Some people wonder how to breed a teela, BUT
But with a little bitty kid,
With a little bitty kid,
She'll need plenty luck to just get born!



*teelas: Larry Niven's novel Ringworld included a character named Teela Brown who was extremely lucky; Niven justified her existence by theorizing that the human race could be seen as inadvertently breeding for luck. These genetically lucky people he called teelas. Later, he wrote a short story set in a future so full of high-tech safety devices and lucky teelas that nothing story-worthy ever happened again.

Tuesday, December 30, 2003

Good Cheer Returns



Thanks to Dave Alway (a really good guy), I now know my true identity.






This test brought to you by Blakeney Manor.

Find out:Which Scarlet Pimpernel character are you?



So I'm the cleverest woman in London or Paris, and a reigning beauty. What can I say?



Hee. Sometimes the line between 'classic literary character' and 'unabashed Mary Sue' is very fine indeed. I suppose the moral of the story is that you must be an unusually gifted writer to pull off an unusually gifted character.

Uncertainty and Doubt



I put my blogroll back up and added some blogs to it. We'll see if they stay interesting.



I also finally found out where a lot of folks I know have been hanging out on Livejournal. In a way I'm glad to know this, but I also feel a bit left out that I had to find them myself. OTOH, I still don't really want to get on LJ -- to me there's something creepy about all the different levels of access and relying on someone else to give you a code. It smacks of junior high, when indeed I could feel lucky if I was just being left out instead of actively persecuted for the crime of being me.

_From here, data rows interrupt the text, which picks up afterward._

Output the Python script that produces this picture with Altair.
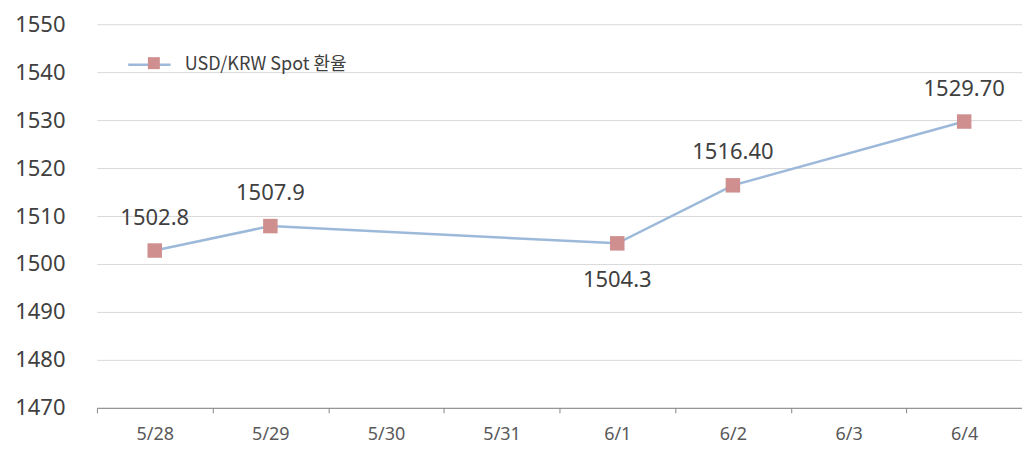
import altair as alt
import pandas as pd

dates_all = ["5/28", "5/29", "5/30", "5/31", "6/1", "6/2", "6/3", "6/4"]
dates = ["5/28", "5/29", "6/1", "6/2", "6/4"]
values = [1502.8, 1507.9, 1504.3, 1516.4, 1529.7]
labels = ["1502.8", "1507.9", "1504.3", "1516.40", "1529.70"]
label_pos = ["above", "above", "below", "above", "above"]
series_name = "USD/KRW Spot 환율"
y_ticks = [1470, 1480, 1490, 1500, 1510, 1520, 1530, 1540, 1550]

df = pd.DataFrame({
    "date": dates,
    "value": values,
    "label": labels,
    "pos": label_pos,
    "series": [series_name] * len(dates),
})

LINE_C = "#9db9da"
MARK_C = "#cf8f8f"
FONT = "Noto Sans"

x = alt.X(
    "date:O",
    sort=dates_all,
    scale=alt.Scale(type="band", domain=dates_all, paddingInner=0, paddingOuter=0),
    axis=alt.Axis(
        title=None, tickBand="extent", labelAngle=0, labelFontSize=18, labelFont=FONT,
        labelColor="#595959", labelPadding=13, domainColor="#868686", tickColor="#868686",
        tickSize=5, grid=False,
    ),
)
y = alt.Y(
    "value:Q",
    scale=alt.Scale(domain=[1470, 1550], nice=False, zero=False),
    axis=alt.Axis(
        title=None, values=y_ticks, format="d", labelFontSize=22, labelFont=FONT,
        labelColor="#404040", labelPadding=32, domain=False, ticks=False,
        gridColor="#d9d9d9", gridWidth=1,
    ),
)

base = alt.Chart(df)

line = base.mark_line(strokeWidth=2.5).encode(
    x=x, y=y,
    stroke=alt.Stroke(
        "series:N",
        scale=alt.Scale(domain=[series_name], range=[LINE_C]),
        legend=alt.Legend(
            title=None, orient="none", legendX=30, legendY=18, symbolType="stroke",
            symbolSize=1800, symbolStrokeWidth=2.5, labelFontSize=18, labelLimit=400,
            labelFont="Noto Sans CJK KR", labelColor="#404040", labelOffset=13, padding=0,
        ),
    ),
)

points = base.mark_point(shape="square", filled=True, size=210, opacity=1).encode(
    x=x, y=y,
    fill=alt.Fill(
        "series:N",
        scale=alt.Scale(domain=[series_name], range=[MARK_C]),
        legend=alt.Legend(
            title=None, orient="none", legendX=49, legendY=31, symbolType="square",
            symbolSize=144, symbolStrokeWidth=0, labelExpr="''", labelFontSize=16, padding=0,
        ),
    ),
)

text_above = base.transform_filter(alt.datum.pos == "above").mark_text(
    dy=-33, fontSize=22, font=FONT, color="#404040"
).encode(x=x, y=y, text="label:N")

text_below = base.transform_filter(alt.datum.pos == "below").mark_text(
    dy=37, fontSize=22, font=FONT, color="#404040"
).encode(x=x, y=y, text="label:N")

chart = alt.layer(line, points, text_above, text_below).resolve_scale(
    stroke="independent", fill="independent"
).properties(
    width=926, height=384,
    autosize="none",
    padding={"left": 89, "top": 16, "right": 0, "bottom": 40},
    background="white",
).configure_view(stroke=None)

chart.save("out.html", embed_options={"renderer": "svg", "actions": False})
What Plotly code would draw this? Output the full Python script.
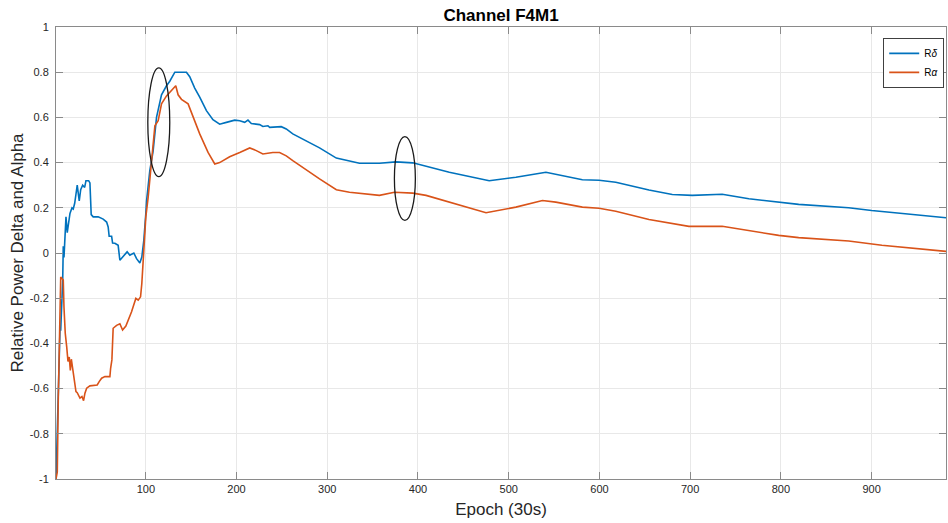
import plotly.graph_objects as go

# ---- data ----
delta_epoch = [1, 3.5, 5.4, 6.2, 8.4, 9, 9.8, 12, 13.4, 16.4, 18.6, 20, 21.6, 23, 24.4, 26.6, 28.2,
               30.4, 32.6, 34, 37, 38.4, 39.8, 42, 47.5, 53, 56.8, 58.5, 59.6, 62.3, 63.4, 65.9,
               69.5, 71.4, 75, 79.4, 82.4, 86.8, 89.8, 93.4, 95.6, 97.8, 100, 100.8, 104.4, 108,
               111.8, 117.3, 122.8, 126.4, 132, 137.4, 141, 144.8, 148.4, 153.9, 159.4, 166.8,
               174, 181.4, 188.8, 198, 203.5, 209, 212.6, 216.3, 225.5, 229, 234.6, 236.5, 249.3,
               254.8, 262, 291.5, 310, 324.5, 335.5, 357.5, 375.9, 394.2, 405.2, 434.5, 478.5,
               507.9, 541, 559.2, 581.2, 599.6, 618, 654.6, 680.3, 702.3, 735.3, 764.7, 794,
               819.6, 874.7, 900, 937, 982]
delta_value = [-1.0, -0.55, -0.34, -0.34, -0.12, 0.03, -0.02, 0.16, 0.09, 0.175, 0.2, 0.195, 0.22,
               0.26, 0.30, 0.23, 0.28, 0.30, 0.29, 0.32, 0.32, 0.31, 0.17, 0.16, 0.16, 0.15, 0.137,
               0.115, 0.074, 0.074, 0.044, 0.043, 0.034, -0.032, -0.015, 0.005, -0.01, 0.0, -0.025,
               -0.044, -0.018, 0.056, 0.175, 0.23, 0.365, 0.45, 0.60, 0.70, 0.74, 0.76, 0.80, 0.80,
               0.80, 0.80, 0.78, 0.73, 0.69, 0.63, 0.59, 0.57, 0.578, 0.588, 0.585, 0.578, 0.588,
               0.573, 0.568, 0.56, 0.563, 0.556, 0.559, 0.549, 0.527, 0.465, 0.42, 0.406, 0.397,
               0.397, 0.403, 0.399, 0.387, 0.357, 0.32, 0.335, 0.357, 0.343, 0.324, 0.322, 0.313,
               0.279, 0.259, 0.255, 0.26, 0.24, 0.225, 0.215, 0.2, 0.188, 0.174, 0.156]

alpha_epoch = [1, 2.4, 3.5, 4.6, 6.2, 7.6, 9, 9.8, 11.2, 12.8, 14.2, 15.6, 16.8, 17.9, 19, 20, 21.6,
               23, 24.4, 26, 27.4, 29.6, 31.4, 32.9, 34.8, 38.4, 42, 46.4, 48.6, 51.3, 54.9, 57.9,
               60.4, 61.2, 62.6, 64, 67.8, 71.4, 74.4, 78, 80.6, 84.3, 87.2, 89, 91.6, 94.2, 95.6,
               97, 100, 102.6, 106.3, 110, 113.6, 117.3, 122.8, 128.3, 133, 135.6, 139.3, 146.6,
               150.3, 159.4, 168.6, 176, 181.4, 192.4, 203.5, 214.5, 221.8, 229, 240, 247.5, 254.8,
               262, 291.5, 310, 324.5, 357.5, 374, 394.2, 408.9, 475, 507.9, 537.2, 551.9, 581.2,
               599.6, 618, 654.6, 698.6, 735.3, 764.7, 797.6, 819.6, 874.7, 911.3, 982]
alpha_value = [-1.0, -0.97, -0.65, -0.385, -0.106, -0.113, -0.12, -0.24, -0.355, -0.415, -0.48,
               -0.46, -0.52, -0.47, -0.5, -0.55, -0.576, -0.613, -0.618, -0.635, -0.642, -0.635,
               -0.653, -0.62, -0.598, -0.588, -0.587, -0.584, -0.569, -0.554, -0.547, -0.547,
               -0.547, -0.51, -0.473, -0.333, -0.32, -0.313, -0.341, -0.323, -0.3, -0.26, -0.223,
               -0.201, -0.209, -0.194, -0.135, -0.032, 0.16, 0.247, 0.41, 0.563, 0.585, 0.66, 0.695,
               0.72, 0.74, 0.70, 0.68, 0.66, 0.62, 0.527, 0.445, 0.394, 0.40, 0.426, 0.445, 0.465,
               0.453, 0.438, 0.445, 0.445, 0.43, 0.409, 0.328, 0.28, 0.269, 0.255, 0.269, 0.265,
               0.255, 0.178, 0.203, 0.232, 0.225, 0.203, 0.198, 0.185, 0.148, 0.118, 0.118, 0.1,
               0.078, 0.068, 0.053, 0.034, 0.007]

series_names = ["R<i>δ</i>", "R<i>α</i>"]
x_ticks = [100, 200, 300, 400, 500, 600, 700, 800, 900]
y_ticks = [-1, -0.8, -0.6, -0.4, -0.2, 0, 0.2, 0.4, 0.6, 0.8, 1]
y_tick_labels = ["-1", "-0.8", "-0.6", "-0.4", "-0.2", "0", "0.2", "0.4", "0.6", "0.8", "1"]
# highlight ellipses: (x0, x1, y0, y1) in data units
ellipses = [(102.2, 126.4, 0.338, 0.819), (374.0, 397.1, 0.144, 0.515)]

FONT = "Liberation Sans, Arial, Helvetica, sans-serif"
AX = "#8a8a8a"

fig = go.Figure()
fig.add_trace(go.Scatter(x=delta_epoch, y=delta_value, mode="lines", name=series_names[0],
                         line=dict(color="#0072BD", width=1.6)))
fig.add_trace(go.Scatter(x=alpha_epoch, y=alpha_value, mode="lines", name=series_names[1],
                         line=dict(color="#D95319", width=1.6)))

for (x0, x1, y0, y1) in ellipses:
    fig.add_shape(type="circle", xref="x", yref="y", x0=x0, x1=x1, y0=y0, y1=y1,
                  line=dict(color="#1a1a1a", width=1.3))

fig.update_layout(
    width=948, height=523,
    margin=dict(l=56, r=2, t=27, b=44),
    paper_bgcolor="white", plot_bgcolor="white",
    font=dict(family=FONT, color="#262626", size=11),
    title=dict(text="<b>Channel F4M1</b>", x=0.5, xref="paper", xanchor="center",
               y=0.972, yanchor="middle", font=dict(size=17, color="#000000", family=FONT)),
    showlegend=True,
    legend=dict(x=0.998, xanchor="right", y=0.976, yanchor="top", bgcolor="white",
                bordercolor="#404040", borderwidth=1, font=dict(size=10, color="#000000"),
                itemwidth=30, tracegroupgap=0),
)
fig.update_xaxes(range=[1, 982], tickvals=x_ticks, ticks="inside", ticklen=7, tickcolor=AX,
                 showline=True, linecolor=AX, linewidth=1, mirror="ticks",
                 showgrid=True, gridcolor="#e8e8e8", gridwidth=1, zeroline=False,
                 tickfont=dict(size=11, color="#262626"),
                 title=dict(text="Epoch (30s)", font=dict(size=17, color="#262626"), standoff=8))
fig.update_yaxes(range=[-1, 1], tickvals=y_ticks, ticktext=y_tick_labels, ticks="inside",
                 ticklen=7, tickcolor=AX, showline=True, linecolor=AX, linewidth=1,
                 mirror="ticks", showgrid=True, gridcolor="#e8e8e8", gridwidth=1, zeroline=False,
                 tickfont=dict(size=11, color="#262626"), ticklabelstandoff=4,
                 title=dict(text="Relative Power Delta and Alpha",
                            font=dict(size=17, color="#262626"), standoff=1))

fig.write_html("out.html", config={"displayModeBar": False},
               post_script="document.body.style.margin='0';document.body.style.padding='0';")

But on the gripping hand, I really don't know if I want to be hanging out with all the folks I know. They're nice people, but the deep differences between them and I keep becoming more and more apparent. I get tired of all the casual insults and nasty jokes about people in my political party, when I don't ever say anything derogatory about theirs. There are dramatic differences in what we think is ethical behavior on many other topics, as well. Many of them are part of religions I honestly can't respect, and I get the feeling they don't really respect mine. We still have a lot of common ground in our feelings about music and literature, but...I always thought I'd keep growing closer to my old friends, not grow further apart.



I know I have a tendency to take offense easily and to be paranoid. I keep working on it. But I do wish I had more friends (other than my Constant Reader!) who shared my tastes and my morality, too. I want to be able to stop biting my tongue.

Monday, December 29, 2003

Adventures in Hymnwriting Again!



I guess this is sort of an offertory hymn. Mostly I wrote it because I felt I was neglecting the sacrifice angle of the Eucharist. I don't think I really got into that enough, but...I freely admit that I don't understand the theology as much as I should. Sacrifices on altars are just not something my liturgical experience has been aimed at presenting -- and it seems to me that this is the sort of thing that comes across better as a picture or in other nonverbal ways. So this is pretty much groping in the dark. (sigh)




What Can We Give You, God?
Lyrics and Music: Maureen S. O'Brien, 12/28/03

What can we give You, God, when You have everything?
You made the burning stars; You made the sparrow's wing.
You made the grain and grapes, and it's by Your design
That heat exists to bake, or yeast can make juice wine.

We bring these gifts to You, though they're not really ours,
As children of a gard'ner might pick him his flowers.
We know You just want humble, sorry hearts that serve,
But we can't even love You, Lord, as You deserve.

Once You asked Abraham to give You back his son,
But then You stopped his knife before he had begun.
You gave him for his sacrifice a thorn-caught ram;
To us You gave Your only son, a thorn-crowned Lamb.

Who makes such sacrifice, has so much love to give?
You gave Yourself to us, came here to work and live
And teach and heal and feed us, and, for us, You died --
Your gifts can put to shame all of our wealth and pride.

Since there's no fitting gift that we can ever bring,
Please make this bread and wine the Lamb worth offering.
Your flesh and blood's the gift that is the most fitting
To give to You, o God who gave us everything.